### Stated goal:
Take the lines from the head of the listing through the one bearing "(0,0) rectangle (38.14,-13.97);" and copy them exactly, leaving every picture out.

### Data extract:

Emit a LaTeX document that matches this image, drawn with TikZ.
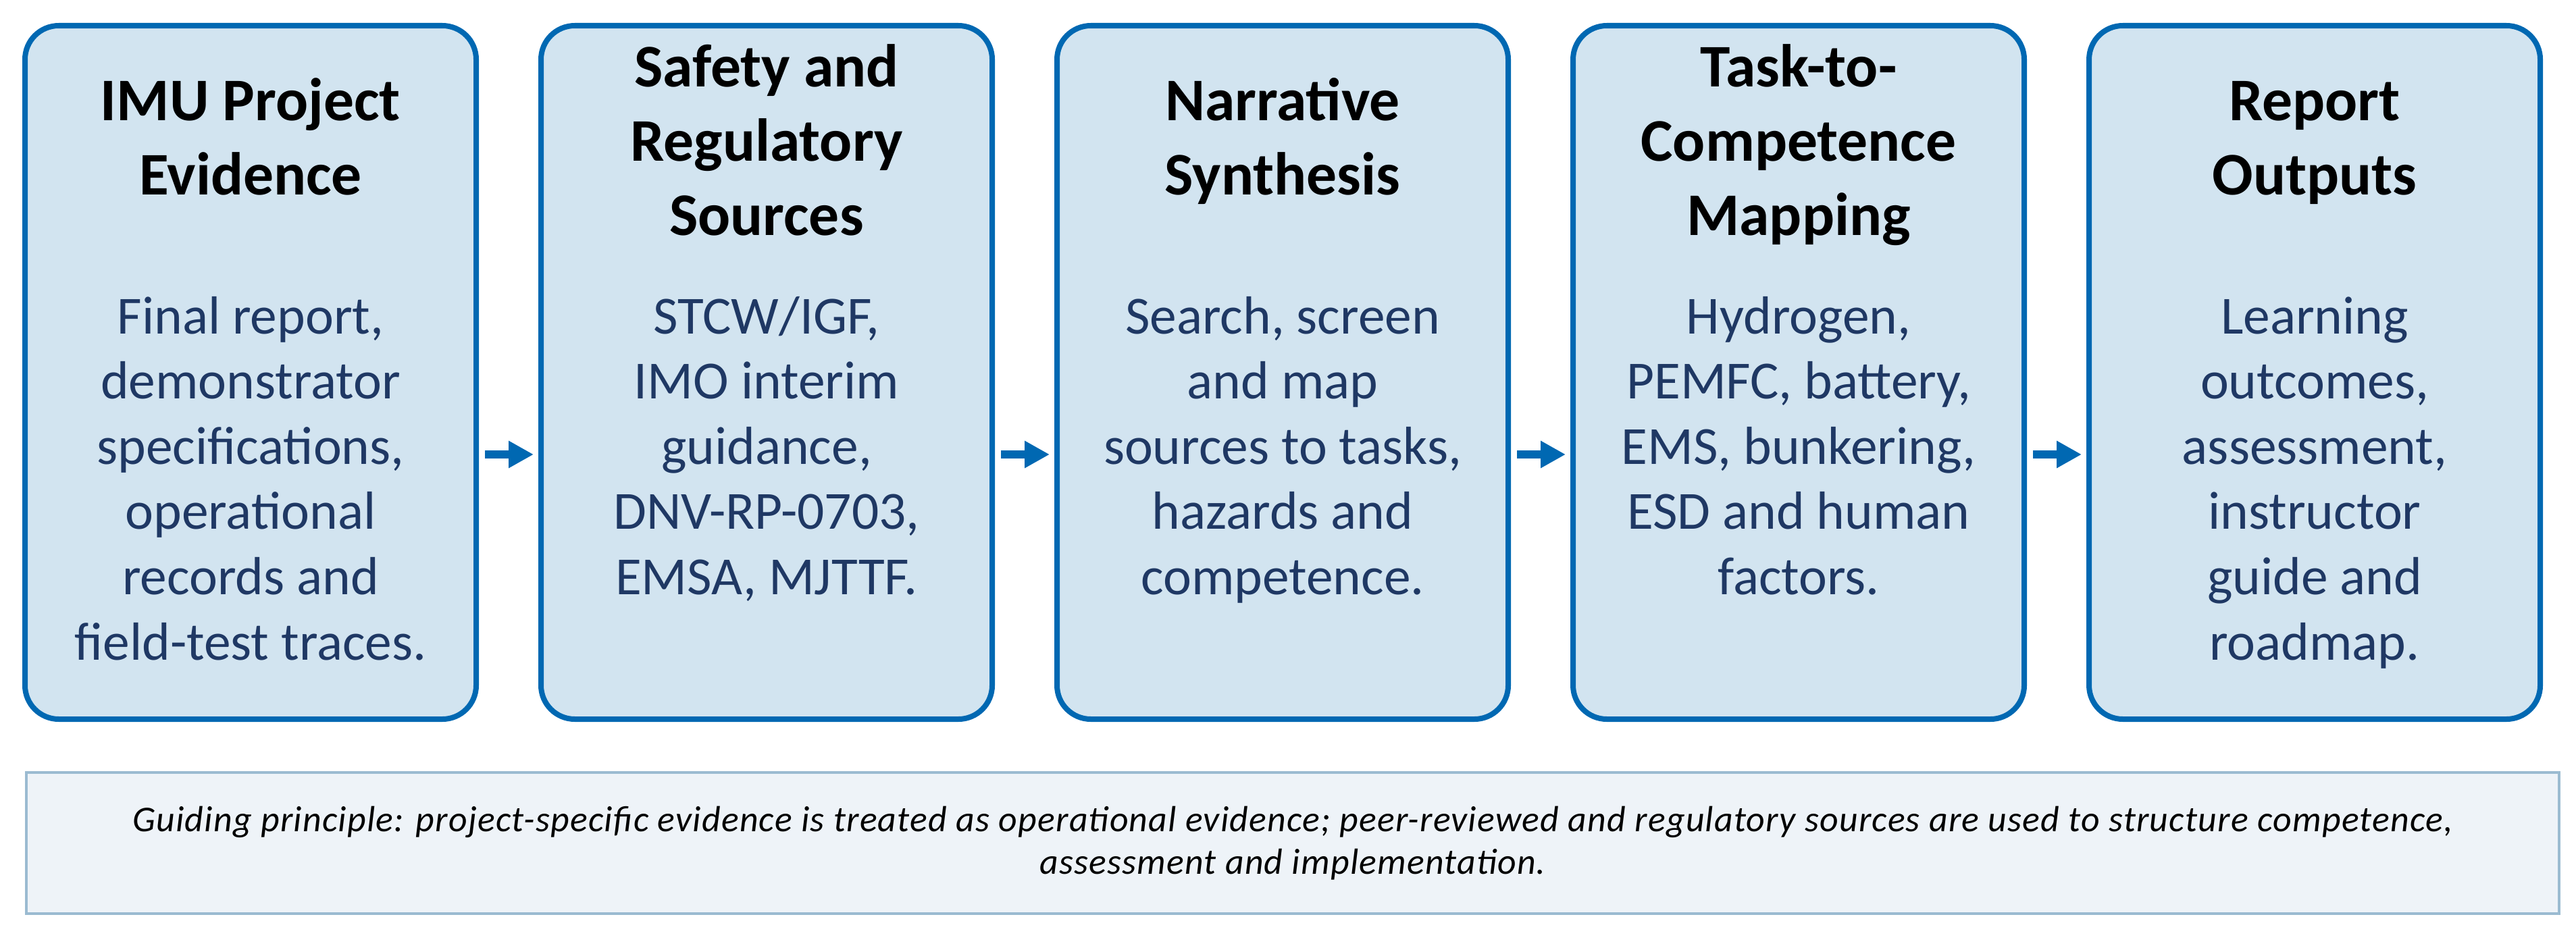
\documentclass[tikz,border=0pt]{standalone}
\usepackage{fontspec}
\setmainfont{Carlito}
\newfontfamily\notefont[LetterSpace=2.3]{Carlito}
\usetikzlibrary{arrows.meta}
\definecolor{stageblue}{HTML}{0068B2}
\definecolor{stagefill}{HTML}{D2E4F0}
\definecolor{detailtext}{HTML}{1F3864}
\definecolor{noteline}{HTML}{9BBBD1}
\definecolor{notefill}{HTML}{EEF3F8}
\tikzstyle{stage} = [rectangle, rounded corners=0.5cm, minimum width=6.68cm, minimum height=10.27cm, draw=stageblue, line width=0.08cm, fill=stagefill]
\tikzstyle{heading} = [text width=6.4cm, align=flush center, anchor=base, inner sep=0pt, font=\fontsize{25.5}{31.3}\selectfont\bfseries]
\tikzstyle{detail} = [text width=6.4cm, align=flush center, anchor=base, inner sep=0pt, text=detailtext, font=\fontsize{22.6}{27.5}\selectfont]
\tikzstyle{note} = [rectangle, minimum width=37.5cm, minimum height=2.09cm, draw=noteline, line width=0.04cm, fill=notefill]
\tikzstyle{arrow} = [line width=0.12cm, draw=stageblue, -{Triangle[length=0.37cm, width=0.38cm]}, shorten <=0.09cm, shorten >=0.07cm]

\begin{document}
\begin{tikzpicture}[node distance=7.64cm]
	\useasboundingbox (0,0) rectangle (38.14,-13.97);

	\node (b1) [stage] at (3.71,-5.515) {};
	\node (b2) [stage, right of=b1] {};
	\node (b3) [stage, right of=b2] {};
	\node (b4) [stage, right of=b3] {};
	\node (b5) [stage, right of=b4] {};

	\node (t1) [heading] at ([yshift=-1.44cm]b1.north) {IMU Project\\Evidence};
	\node (t2) [heading] at ([yshift=-0.94cm]b2.north) {Safety and\\Regulatory\\Sources};
	\node (t3) [heading] at ([yshift=-1.44cm]b3.north) {Narrative\\Synthesis};
	\node (t4) [heading] at ([yshift=-0.94cm]b4.north) {Task-to-\\Competence\\Mapping};
	\node (t5) [heading] at ([yshift=-1.44cm]b5.north) {Report\\Outputs};

	\node (d1) [detail] at ([yshift=-4.6cm]b1.north) {Final report,\\demonstrator\\specifications,\\operational\\records and\\field-test traces.};
	\node (d2) [detail] at ([yshift=-4.6cm]b2.north) {STCW/IGF,\\IMO interim\\guidance,\\DNV-RP-0703,\\EMSA, MJTTF.};
	\node (d3) [detail] at ([yshift=-4.6cm]b3.north) {Search, screen\\and map\\sources to tasks,\\hazards and\\competence.};
	\node (d4) [detail] at ([yshift=-4.6cm]b4.north) {Hydrogen,\\PEMFC, battery,\\EMS, bunkering,\\ESD and human\\factors.};
	\node (d5) [detail] at ([yshift=-4.6cm]b5.north) {Learning\\outcomes,\\assessment,\\instructor\\guide and\\roadmap.};

	\draw [arrow] ([yshift=-1.215cm]b1.east) -- ([yshift=-1.215cm]b2.west);
	\draw [arrow] ([yshift=-1.215cm]b2.east) -- ([yshift=-1.215cm]b3.west);
	\draw [arrow] ([yshift=-1.215cm]b3.east) -- ([yshift=-1.215cm]b4.west);
	\draw [arrow] ([yshift=-1.215cm]b4.east) -- ([yshift=-1.215cm]b5.west);

	% guiding principle
	\node (guide) [note] at (19.14,-12.485) {};
	\node (guidetext) [align=center, font=\notefont\fontsize{15.3}{17.9}\selectfont\itshape] at (guide.center) {Guiding principle: project-specific evidence is treated as operational evidence; peer-reviewed and regulatory sources are used to structure competence,\\assessment and implementation.};

\end{tikzpicture}
\end{document}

### Written reply:
Emit a LaTeX document that matches this image, drawn with TikZ.
\documentclass[tikz,border=0pt]{standalone}
\usepackage{fontspec}
\setmainfont{Carlito}
\newfontfamily\notefont[LetterSpace=2.3]{Carlito}
\usetikzlibrary{arrows.meta}
\definecolor{stageblue}{HTML}{0068B2}
\definecolor{stagefill}{HTML}{D2E4F0}
\definecolor{detailtext}{HTML}{1F3864}
\definecolor{noteline}{HTML}{9BBBD1}
\definecolor{notefill}{HTML}{EEF3F8}
\tikzstyle{stage} = [rectangle, rounded corners=0.5cm, minimum width=6.68cm, minimum height=10.27cm, draw=stageblue, line width=0.08cm, fill=stagefill]
\tikzstyle{heading} = [text width=6.4cm, align=flush center, anchor=base, inner sep=0pt, font=\fontsize{25.5}{31.3}\selectfont\bfseries]
\tikzstyle{detail} = [text width=6.4cm, align=flush center, anchor=base, inner sep=0pt, text=detailtext, font=\fontsize{22.6}{27.5}\selectfont]
\tikzstyle{note} = [rectangle, minimum width=37.5cm, minimum height=2.09cm, draw=noteline, line width=0.04cm, fill=notefill]
\tikzstyle{arrow} = [line width=0.12cm, draw=stageblue, -{Triangle[length=0.37cm, width=0.38cm]}, shorten <=0.09cm, shorten >=0.07cm]

\begin{document}
\begin{tikzpicture}[node distance=7.64cm]
	\useasboundingbox (0,0) rectangle (38.14,-13.97);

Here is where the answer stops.